To understand the future of the medical workforce, it is important to look at current data on the medical workforce from training to retirement.

Foundation to internal medicine training

For the foundation programme exit survey there was an 87% response rate among foundation year 2 doctors (F2s) who finished in August 2018.[1] Reasons for not entering a training post included: entering a service appointment (18%) and taking a career break (14%).[2]

There was a 77.5% round 1 fill rate for the 1,333 internal medicine training posts offered in August 2019.[3] This was worse than for every other specialty, except paediatrics.

Internal medicine training to physicianly higher specialty training

A total of 1,530 doctors started core medical training and acute medicine (acute care common stem) training in 2017.[4]

Of those doctors, 1,030 started physicianly higher specialty training in 2019.[4]

Physicianly higher specialty training doctor to substantive (long-term) consultant post

In the RCP census of doctors who achieved their certificate of completion of training (CCT) in 2017, 78% of those that had worked less than full time (LTFT) at some point got a substantive post, while 69% of those who worked full time throughout got a substantive post.[5]

In the 2018 consultant census 43% of advertised consultant posts with an Advisory Appointments Committee (AAC) went unfilled due to a lack of suitable applicants.

Consultant physicians to retirement

The RCP 2018–19 census states that there are 16,406 consultant physicians in the UK in 2018–19,7 and it is expected that 25% of the current consultant workforce will reach 65 years of age in the next 10 years (43% will reach 60).[6]

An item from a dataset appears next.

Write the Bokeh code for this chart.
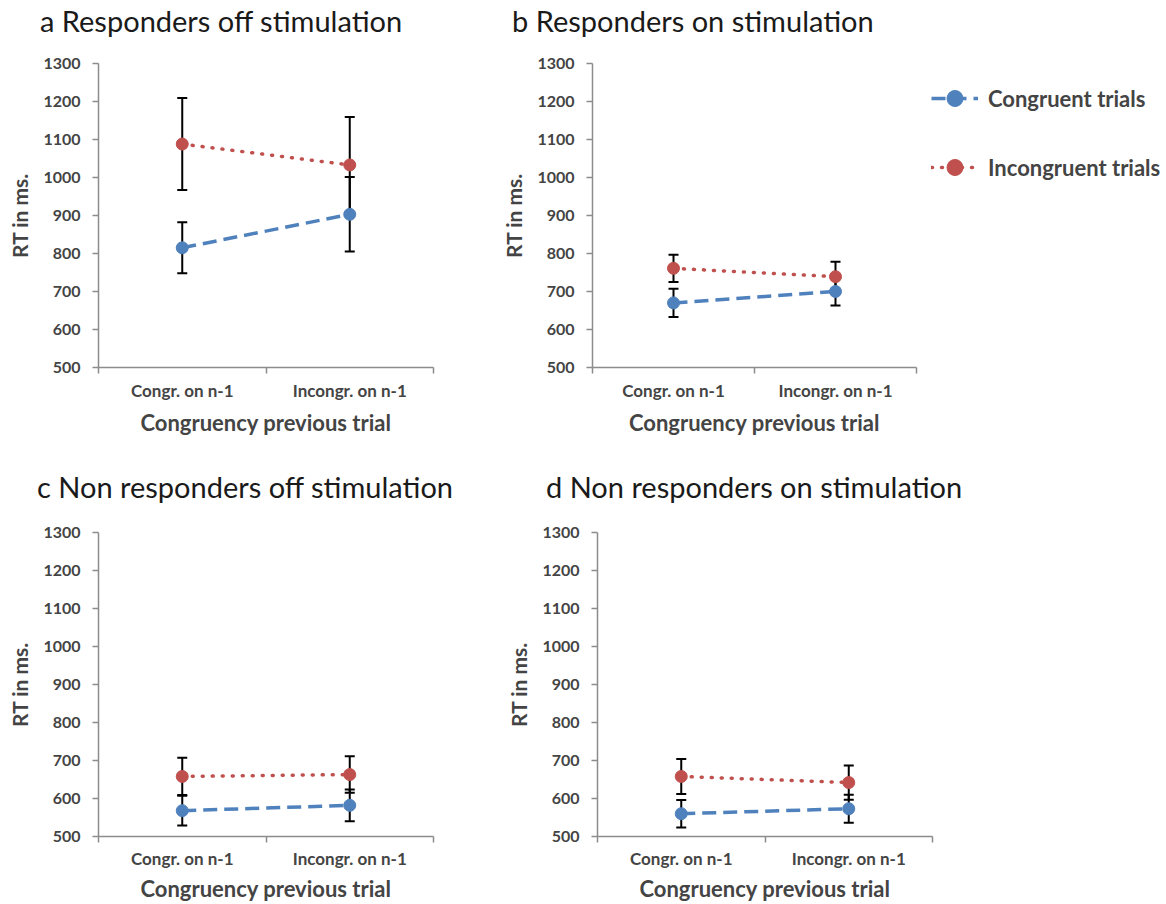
from bokeh.plotting import figure
from bokeh.models import (ColumnDataSource, Range1d, LinearAxis, FixedTicker, Whisker,
                          TeeHead, Legend, LegendItem, Div)
from bokeh.layouts import column, row
from bokeh.embed import file_html
from bokeh.resources import INLINE

# ---- data -------------------------------------------------------------
categories = ["Congr. on n-1", "Incongr. on n-1"]
y_ticks = [500, 600, 700, 800, 900, 1000, 1100, 1200, 1300]

panel_titles = [
    "a Responders off stimulation",
    "b Responders on stimulation",
    "c Non responders off stimulation",
    "d Non responders on stimulation",
]

# mean RT (ms) and error-bar half widths per panel
a_congruent = [815, 903]
a_congruent_err = [67, 98]
a_incongruent = [1088, 1033]
a_incongruent_err = [121, 126]

b_congruent = [670, 700]
b_congruent_err = [37, 37]
b_incongruent = [761, 739]
b_incongruent_err = [36, 39]

c_congruent = [568, 582]
c_congruent_err = [39, 42]
c_incongruent = [658, 663]
c_incongruent_err = [49, 48]

d_congruent = [560, 573]
d_congruent_err = [36, 37]
d_incongruent = [658, 642]
d_incongruent_err = [46, 45]

series_names = ["Congruent trials", "Incongruent trials"]

# ---- style ------------------------------------------------------------
FONT = "Lato"
BLUE = "#4F81BD"
RED = "#C0504D"
GRAY = "#8C8C8C"
FRAME_H = 304

# each category occupies one unit on the x scale; points sit at the centre
cat_pos = [i + 0.5 for i in range(len(categories))]
cat_edges = list(range(len(categories) + 1))


def heading(text, width, height, indent):
    """Panel heading drawn as a fixed-size text strip above a plot."""
    html = (
        f'<div style="font-family:{FONT};font-size:29px;line-height:{height}px;'
        f'padding-left:{indent}px;color:#1a1a1a;white-space:nowrap;margin:0;">'
        f'{text}</div>'
    )
    return Div(text=html, width=width, height=height, margin=0)


def make_panel(cong, cong_err, incong, incong_err,
               left, right, top, bottom,
               tick_standoff=6, xlabel_standoff=5,
               frame_width=335, with_legend=False):
    p = figure(
        x_range=Range1d(0, len(categories)),
        y_range=Range1d(500, 1300),
        frame_width=frame_width,
        frame_height=FRAME_H,
        min_border_left=left, min_border_right=right,
        min_border_top=top, min_border_bottom=bottom,
        x_axis_location=None, y_axis_location=None,
        output_backend="svg", toolbar_location=None,
    )
    p.title = None
    p.outline_line_color = None
    p.xgrid.visible = False
    p.ygrid.visible = False
    p.background_fill_color = "white"
    p.border_fill_color = "white"

    # value axis
    yax = LinearAxis(
        ticker=FixedTicker(ticks=y_ticks, minor_ticks=[]),
        axis_label="RT in ms.",
        axis_label_text_font=FONT, axis_label_text_font_size="21px",
        axis_label_text_font_style="bold", axis_label_standoff=8,
        major_label_text_font=FONT, major_label_text_font_size="16px",
        major_label_text_font_style="bold", major_label_standoff=12,
        major_tick_out=6, major_tick_in=0,
        axis_line_color=GRAY, major_tick_line_color=GRAY,
        axis_line_width=1.5, major_tick_line_width=1.5,
    )
    p.add_layout(yax, "left")

    # category axis: labels at the centres, tick marks at the boundaries
    xax = LinearAxis(
        ticker=FixedTicker(ticks=cat_pos, minor_ticks=cat_edges),
        major_label_overrides={pos: c for pos, c in zip(cat_pos, categories)},
        axis_label="Congruency previous trial",
        axis_label_text_font=FONT, axis_label_text_font_size="22px",
        axis_label_text_font_style="bold", axis_label_standoff=xlabel_standoff,
        major_label_text_font=FONT, major_label_text_font_size="17px",
        major_label_text_font_style="bold", major_label_standoff=tick_standoff,
        major_tick_line_color=None, major_tick_out=0, major_tick_in=0,
        minor_tick_line_color=GRAY, minor_tick_out=6, minor_tick_in=0,
        minor_tick_line_width=1.5,
        axis_line_color=GRAY, axis_line_width=1.5,
    )
    p.add_layout(xax, "below")

    renderers = []
    for vals, errs, color, dash, cap in (
        (cong, cong_err, BLUE, "14 7", "butt"),
        (incong, incong_err, RED, "1 9", "round"),
    ):
        src = ColumnDataSource(dict(
            x=cat_pos, y=vals,
            upper=[v + e for v, e in zip(vals, errs)],
            lower=[v - e for v, e in zip(vals, errs)],
        ))
        w = Whisker(
            base="x", upper="upper", lower="lower", source=src,
            line_color="black", line_width=2,
            upper_head=TeeHead(size=10, line_width=2, line_color="black"),
            lower_head=TeeHead(size=10, line_width=2, line_color="black"),
            level="underlay",
        )
        p.add_layout(w)
        ln = p.line("x", "y", source=src, line_color=color, line_width=3.5,
                    line_dash=dash, line_cap=cap)
        sc = p.scatter("x", "y", source=src, size=12, fill_color=color,
                       line_color=color)
        renderers.append([ln, sc])

    if with_legend:
        legend = Legend(
            items=[LegendItem(label=n, renderers=r)
                   for n, r in zip(series_names, renderers)],
            location="top_left",
            glyph_width=47, glyph_height=40, label_height=40,
            spacing=29, margin=15, padding=0, label_standoff=10,
            label_text_font=FONT, label_text_font_size="22px",
            label_text_font_style="bold",
            border_line_alpha=0, background_fill_alpha=0,
        )
        p.add_layout(legend, "right")
    return p


pa = make_panel(a_congruent, a_congruent_err, a_incongruent, a_incongruent_err,
                left=98, right=57, top=21, bottom=93)
pb = make_panel(b_congruent, b_congruent_err, b_incongruent, b_incongruent_err,
                left=102, right=250, top=21, bottom=93,
                frame_width=324, with_legend=True)
pc = make_panel(c_congruent, c_congruent_err, c_incongruent, c_incongruent_err,
                left=98, right=57, top=18, bottom=68,
                tick_standoff=5, xlabel_standoff=3)
pd = make_panel(d_congruent, d_congruent_err, d_incongruent, d_incongruent_err,
                left=107, right=234, top=18, bottom=68,
                tick_standoff=5, xlabel_standoff=3)

ha = heading(panel_titles[0], 490, 42, 40)
hb = heading(panel_titles[1], 676, 42, 22)
hc = heading(panel_titles[2], 490, 54, 37)
hd = heading(panel_titles[3], 676, 54, 56)

layout = column(
    row(ha, hb, spacing=0),
    row(pa, pb, spacing=0),
    row(hc, hd, spacing=0),
    row(pc, pd, spacing=0),
    spacing=0,
)

with open("out.html", "w") as f:
    f.write(file_html(layout, INLINE))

There are approximately 40,000 doctors under the age of 65 registered with the General Medical Council (GMC), who have not applied for a licence to practise.[7]


  1. General Medical Council. Training pathways: analysis of the transition from the foundation programme to the next stage of training. London: GMC, 2017. https://www.gmc-uk.org/education/reports-and-reviews/training-pathways (Accessed 19 December 2019).
  2. Foundation Programme. F2 Career Destinations Report 2018. Available at: https://foundationprogramme.nhs.uk/resources/reports/
  3. Health Education England. Specialty recruitment: round 1 – acceptance and fill rate. HEE: London, 2019. www.hee.nhs.uk/printpdf/our-work/medical-recruitment/specialty-recruitment-round-1-acceptance-fill-rate 
  4. Royal College of Physicians. PSRO co-ordinated recruitment. State of recruitment report. Version 0.7. 04/07/19
  5. Royal College of Physicians. Medical CCT class of 2017. 2018 survey results. London: RCP, 2018. www.rcplondon.ac.uk/projects/outputs/2018-survey-medical-certificate-completion-training-cct-holders-career-progression (Accessed 20 December 2019).
  6. Royal College of Physicians. Focus on physicians. Census of consultant physicians and higher specialty trainees 2018. London: RCP, 2019. www.rcplondon.ac.uk/projects/outputs/focus-physicians-2018-19-census-uk-consultants-and-higher-specialty-trainees (Accessed 19 December 2019).